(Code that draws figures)
— begin —

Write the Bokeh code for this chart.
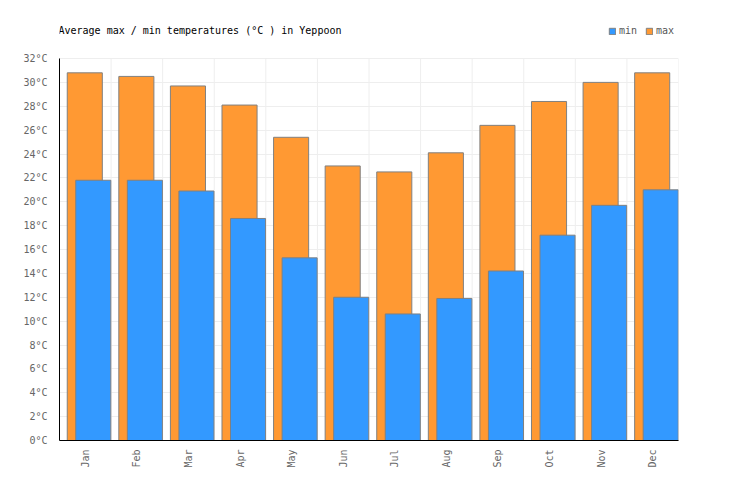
import math
from bokeh.plotting import figure
from bokeh.models import ColumnDataSource, FixedTicker, Legend, LegendItem, Label, PrintfTickFormatter
from bokeh.embed import file_html
from bokeh.resources import INLINE

months = ["Jan", "Feb", "Mar", "Apr", "May", "Jun", "Jul", "Aug", "Sep", "Oct", "Nov", "Dec"]
t_max = [30.8, 30.5, 29.7, 28.1, 25.4, 23.0, 22.5, 24.1, 26.4, 28.4, 30.0, 30.8]
t_min = [21.8, 21.8, 20.9, 18.6, 15.3, 12.0, 10.6, 11.9, 14.2, 17.2, 19.7, 21.0]
y_ticks = list(range(0, 33, 2))
title_text = "Average max / min temperatures (°C ) in Yeppoon"

idx = list(range(len(months)))
y_top = y_ticks[-1]
src = ColumnDataSource(dict(
    xmax=[i + 0.49 for i in idx],
    xmin=[i + 0.655 for i in idx],
    tmax=t_max,
    tmin=t_min,
))

FONT = "DejaVu Sans Mono"
px_per_unit = 382 / y_top
head = 40 / px_per_unit
p = figure(width=728, height=492, output_backend="svg", toolbar_location=None,
           x_range=(0, len(months)), y_range=(0, y_top + head),
           min_border_left=59, min_border_right=50, min_border_top=18, min_border_bottom=52)
p.outline_line_color = None

bounds = list(range(len(months) + 1))
p.segment(x0=bounds, y0=[0] * len(bounds), x1=bounds, y1=[y_top] * len(bounds),
          line_color="#EEEEEE", line_width=1)

r_max = p.vbar(x="xmax", top="tmax", width=0.68, bottom=0, source=src,
               fill_color="#FF9933", line_color="#808080", line_width=1)
r_min = p.vbar(x="xmin", top="tmin", width=0.68, bottom=0, source=src,
               fill_color="#3399FF", line_color="#808080", line_width=1)

p.xaxis.ticker = FixedTicker(ticks=[i + 0.5 for i in idx])
p.xaxis.major_label_overrides = {i + 0.5: m for i, m in zip(idx, months)}
p.xaxis.major_label_orientation = math.pi / 2
p.yaxis.ticker = FixedTicker(ticks=y_ticks)
p.yaxis.formatter = PrintfTickFormatter(format="%d°C")
p.yaxis.bounds = (0, y_top)
for ax in (p.xaxis, p.yaxis):
    ax.axis_line_color = "black"
    ax.axis_line_width = 1
    ax.major_tick_line_color = None
    ax.minor_tick_line_color = None
    ax.major_label_text_font = FONT
    ax.major_label_text_font_size = "10px"
    ax.major_label_text_color = "#666666"
p.yaxis.major_label_standoff = 6
p.xaxis.major_label_standoff = 3

p.xgrid.grid_line_color = None
p.ygrid.grid_line_color = "#EEEEEE"

title = Label(x=0, y=410 / px_per_unit, x_offset=-1, text=title_text,
              text_font=FONT, text_font_size="10px", text_color="#000000",
              text_baseline="middle", text_align="left")
p.add_layout(title)

legend = Legend(items=[LegendItem(label="min", renderers=[r_min]),
                       LegendItem(label="max", renderers=[r_max])],
                orientation="horizontal", location=(549, 404),
                glyph_width=8, glyph_height=8, label_text_font=FONT, label_text_font_size="10px",
                label_text_color="#555555", label_standoff=3, spacing=6, padding=0, margin=0,
                label_height=10, border_line_color=None, background_fill_alpha=0)
p.add_layout(legend)

open("out.html", "w").write(file_html(p, INLINE))
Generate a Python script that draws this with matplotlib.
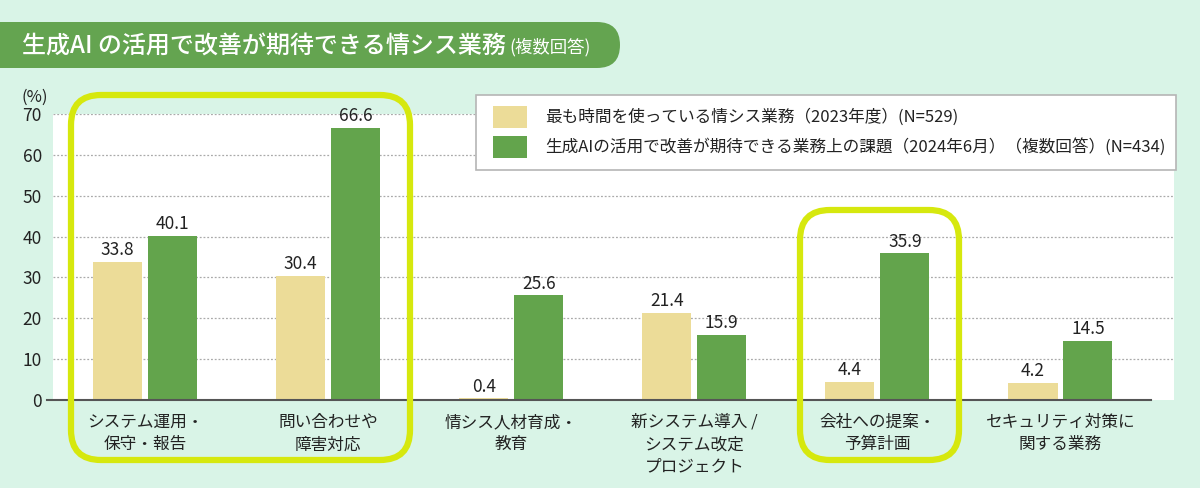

— end —

Leave images out of the retyped records; keep all else exact.

RESPONSE TO THIS EXERCISE:
Write the Bokeh code for this chart.
import math
from bokeh.plotting import figure
from bokeh.models import ColumnDataSource, FixedTicker, Legend, LegendItem, Label, PrintfTickFormatter
from bokeh.embed import file_html
from bokeh.resources import INLINE

months = ["Jan", "Feb", "Mar", "Apr", "May", "Jun", "Jul", "Aug", "Sep", "Oct", "Nov", "Dec"]
t_max = [30.8, 30.5, 29.7, 28.1, 25.4, 23.0, 22.5, 24.1, 26.4, 28.4, 30.0, 30.8]
t_min = [21.8, 21.8, 20.9, 18.6, 15.3, 12.0, 10.6, 11.9, 14.2, 17.2, 19.7, 21.0]
y_ticks = list(range(0, 33, 2))
title_text = "Average max / min temperatures (°C ) in Yeppoon"

idx = list(range(len(months)))
y_top = y_ticks[-1]
src = ColumnDataSource(dict(
    xmax=[i + 0.49 for i in idx],
    xmin=[i + 0.655 for i in idx],
    tmax=t_max,
    tmin=t_min,
))

FONT = "DejaVu Sans Mono"
px_per_unit = 382 / y_top
head = 40 / px_per_unit
p = figure(width=728, height=492, output_backend="svg", toolbar_location=None,
           x_range=(0, len(months)), y_range=(0, y_top + head),
           min_border_left=59, min_border_right=50, min_border_top=18, min_border_bottom=52)
p.outline_line_color = None

bounds = list(range(len(months) + 1))
p.segment(x0=bounds, y0=[0] * len(bounds), x1=bounds, y1=[y_top] * len(bounds),
          line_color="#EEEEEE", line_width=1)

r_max = p.vbar(x="xmax", top="tmax", width=0.68, bottom=0, source=src,
               fill_color="#FF9933", line_color="#808080", line_width=1)
r_min = p.vbar(x="xmin", top="tmin", width=0.68, bottom=0, source=src,
               fill_color="#3399FF", line_color="#808080", line_width=1)

p.xaxis.ticker = FixedTicker(ticks=[i + 0.5 for i in idx])
p.xaxis.major_label_overrides = {i + 0.5: m for i, m in zip(idx, months)}
p.xaxis.major_label_orientation = math.pi / 2
p.yaxis.ticker = FixedTicker(ticks=y_ticks)
p.yaxis.formatter = PrintfTickFormatter(format="%d°C")
p.yaxis.bounds = (0, y_top)
for ax in (p.xaxis, p.yaxis):
    ax.axis_line_color = "black"
    ax.axis_line_width = 1
    ax.major_tick_line_color = None
    ax.minor_tick_line_color = None
    ax.major_label_text_font = FONT
    ax.major_label_text_font_size = "10px"
    ax.major_label_text_color = "#666666"
p.yaxis.major_label_standoff = 6
p.xaxis.major_label_standoff = 3

p.xgrid.grid_line_color = None
p.ygrid.grid_line_color = "#EEEEEE"

title = Label(x=0, y=410 / px_per_unit, x_offset=-1, text=title_text,
              text_font=FONT, text_font_size="10px", text_color="#000000",
              text_baseline="middle", text_align="left")
p.add_layout(title)

legend = Legend(items=[LegendItem(label="min", renderers=[r_min]),
                       LegendItem(label="max", renderers=[r_max])],
                orientation="horizontal", location=(549, 404),
                glyph_width=8, glyph_height=8, label_text_font=FONT, label_text_font_size="10px",
                label_text_color="#555555", label_standoff=3, spacing=6, padding=0, margin=0,
                label_height=10, border_line_color=None, background_fill_alpha=0)
p.add_layout(legend)

open("out.html", "w").write(file_html(p, INLINE))
Generate a Python script that draws this with matplotlib.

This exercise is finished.